Nadmiar śniegu zniszczył maszynownię przy czwartym reaktorze siłowni jądrowej w Czarnobylu. Nie ma żadnego niebezpieczeństwa - poinformowała Państwowa Inspekcja Regulacji Atomowej Ukrainy. Jednocześnie zapewnia, że poziom promieniowania nie uległ zmianie.
Do zdarzenia doszło we wtorek, kiedy pod ciężarem śniegu zawaliła się części ścian i fragment dachu o powierzchni około 600 metrów kwadratowych w nieczynnej elektrowni atomowej w Czarnobylu.
- Promieniowanie wokół uszkodzonych konstrukcji budowlanych nie zmieniło się i stanowi 14-20 milirentgenów na godzinę - oświadczył urząd. Jak podano, w wyniku zdarzenia nikt nie ucierpiał.

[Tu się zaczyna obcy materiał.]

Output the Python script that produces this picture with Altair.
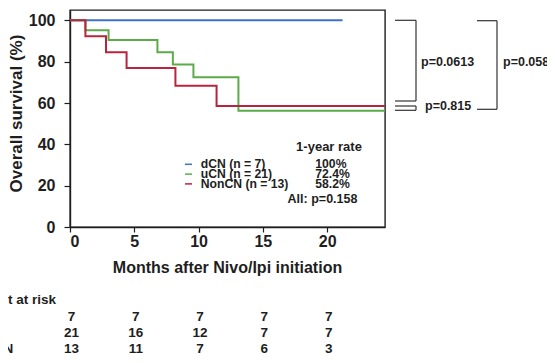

Władze wyjaśniły, że częściowo zniszczony we wtorek obiekt powstał już po katastrofie, do której doszło w Czarnobylu w 1986 roku, i nie należy on do sarkofagu zbudowanego nad czwartym reaktorem po eksplozji sprzed 27 lat.
Historyczna katastrofa
Wybuch czwartego reaktora elektrowni atomowej w Czarnobylu, który nastąpił 26 kwietnia 1986 roku, doprowadził do skażenia ok. 100 tys. kilometrów kwadratowych. Najbardziej ucierpiała Białoruś. Substancje radioaktywne dotarły też nad Skandynawię, Europę Środkową, w tym Polskę, ale również na południe kontynentu - do Grecji i Włoch.
W 2012 roku w Czarnobylu rozpoczęto montaż nowego sarkofagu, który przykryje stare, betonowe zabezpieczenie zniszczonego przez wybuch czwartego reaktora tej siłowni. Nowe zabezpieczenie, które buduje francuski koncern Novarka, ma być gotowe w 2015 roku.